**Data excerpts**
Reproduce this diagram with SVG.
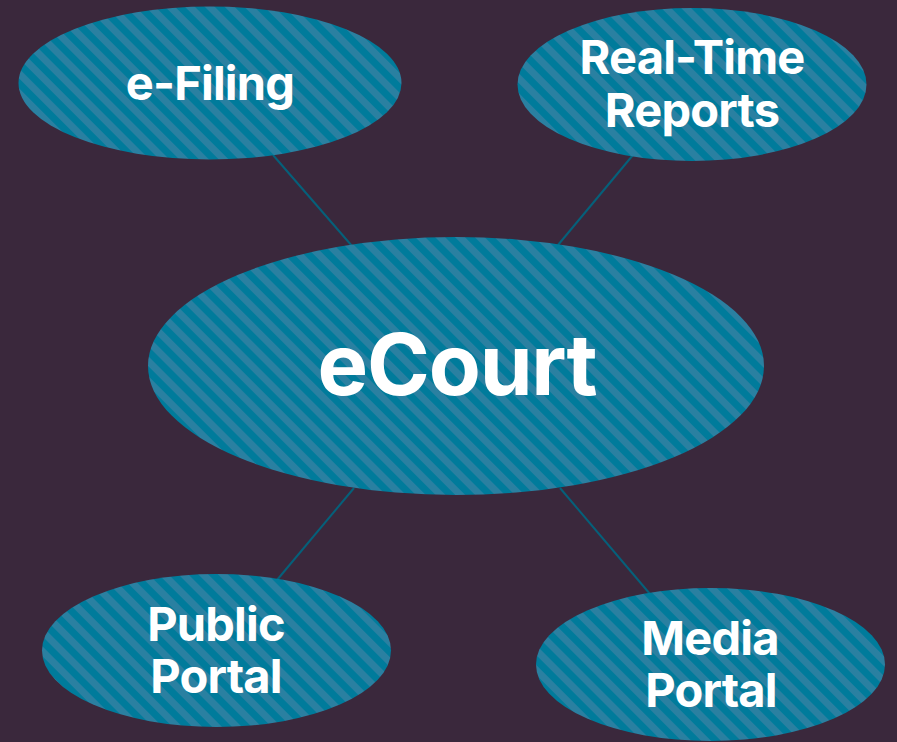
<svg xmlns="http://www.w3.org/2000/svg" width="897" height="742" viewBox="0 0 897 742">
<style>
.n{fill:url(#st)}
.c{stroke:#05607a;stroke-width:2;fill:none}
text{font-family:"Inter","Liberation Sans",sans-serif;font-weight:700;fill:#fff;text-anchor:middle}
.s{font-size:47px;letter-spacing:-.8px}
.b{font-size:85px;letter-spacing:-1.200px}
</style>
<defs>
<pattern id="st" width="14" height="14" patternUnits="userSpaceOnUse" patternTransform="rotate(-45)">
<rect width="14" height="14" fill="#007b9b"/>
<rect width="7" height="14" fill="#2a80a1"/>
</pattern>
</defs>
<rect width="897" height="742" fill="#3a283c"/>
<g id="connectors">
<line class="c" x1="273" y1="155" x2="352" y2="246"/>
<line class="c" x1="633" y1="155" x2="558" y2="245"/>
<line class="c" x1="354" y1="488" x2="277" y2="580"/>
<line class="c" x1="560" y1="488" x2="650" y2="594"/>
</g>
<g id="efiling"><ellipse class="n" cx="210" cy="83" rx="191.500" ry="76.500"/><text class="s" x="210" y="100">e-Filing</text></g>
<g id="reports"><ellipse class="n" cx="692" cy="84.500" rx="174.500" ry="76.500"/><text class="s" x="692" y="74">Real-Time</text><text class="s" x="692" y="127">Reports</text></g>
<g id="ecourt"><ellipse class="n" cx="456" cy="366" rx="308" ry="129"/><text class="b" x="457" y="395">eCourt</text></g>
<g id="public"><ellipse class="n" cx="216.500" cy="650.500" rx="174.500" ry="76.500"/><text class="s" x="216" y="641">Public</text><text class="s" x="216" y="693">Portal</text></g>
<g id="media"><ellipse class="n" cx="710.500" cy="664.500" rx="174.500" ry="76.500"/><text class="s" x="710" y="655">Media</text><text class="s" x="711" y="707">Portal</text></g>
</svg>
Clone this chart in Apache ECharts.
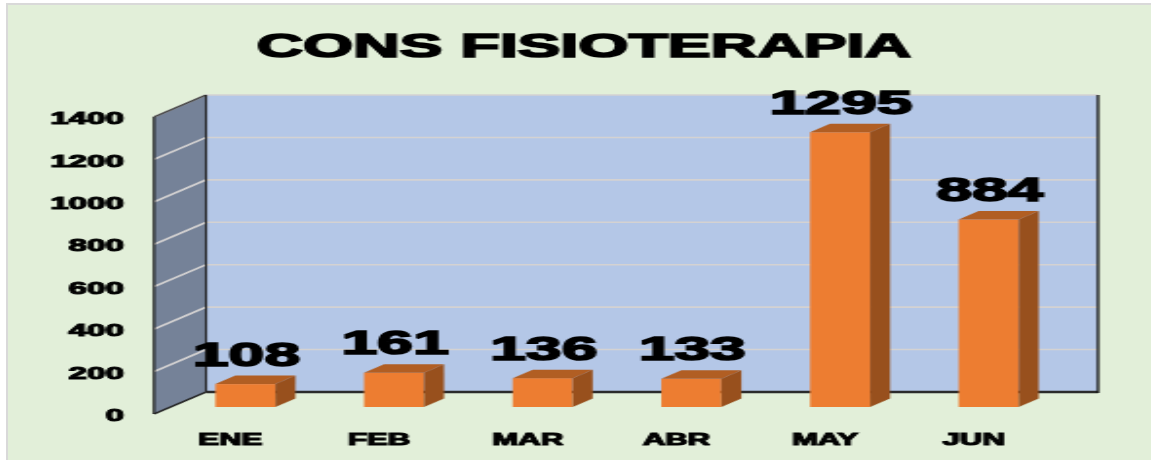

**What needs to be done**
Print the listing above in full, exactly as written. Omit any pictures.

**Worked solution**
Reproduce this diagram with SVG.
<svg xmlns="http://www.w3.org/2000/svg" width="897" height="742" viewBox="0 0 897 742">
<style>
.n{fill:url(#st)}
.c{stroke:#05607a;stroke-width:2;fill:none}
text{font-family:"Inter","Liberation Sans",sans-serif;font-weight:700;fill:#fff;text-anchor:middle}
.s{font-size:47px;letter-spacing:-.8px}
.b{font-size:85px;letter-spacing:-1.200px}
</style>
<defs>
<pattern id="st" width="14" height="14" patternUnits="userSpaceOnUse" patternTransform="rotate(-45)">
<rect width="14" height="14" fill="#007b9b"/>
<rect width="7" height="14" fill="#2a80a1"/>
</pattern>
</defs>
<rect width="897" height="742" fill="#3a283c"/>
<g id="connectors">
<line class="c" x1="273" y1="155" x2="352" y2="246"/>
<line class="c" x1="633" y1="155" x2="558" y2="245"/>
<line class="c" x1="354" y1="488" x2="277" y2="580"/>
<line class="c" x1="560" y1="488" x2="650" y2="594"/>
</g>
<g id="efiling"><ellipse class="n" cx="210" cy="83" rx="191.500" ry="76.500"/><text class="s" x="210" y="100">e-Filing</text></g>
<g id="reports"><ellipse class="n" cx="692" cy="84.500" rx="174.500" ry="76.500"/><text class="s" x="692" y="74">Real-Time</text><text class="s" x="692" y="127">Reports</text></g>
<g id="ecourt"><ellipse class="n" cx="456" cy="366" rx="308" ry="129"/><text class="b" x="457" y="395">eCourt</text></g>
<g id="public"><ellipse class="n" cx="216.500" cy="650.500" rx="174.500" ry="76.500"/><text class="s" x="216" y="641">Public</text><text class="s" x="216" y="693">Portal</text></g>
<g id="media"><ellipse class="n" cx="710.500" cy="664.500" rx="174.500" ry="76.500"/><text class="s" x="710" y="655">Media</text><text class="s" x="711" y="707">Portal</text></g>
</svg>
Clone this chart in Apache ECharts.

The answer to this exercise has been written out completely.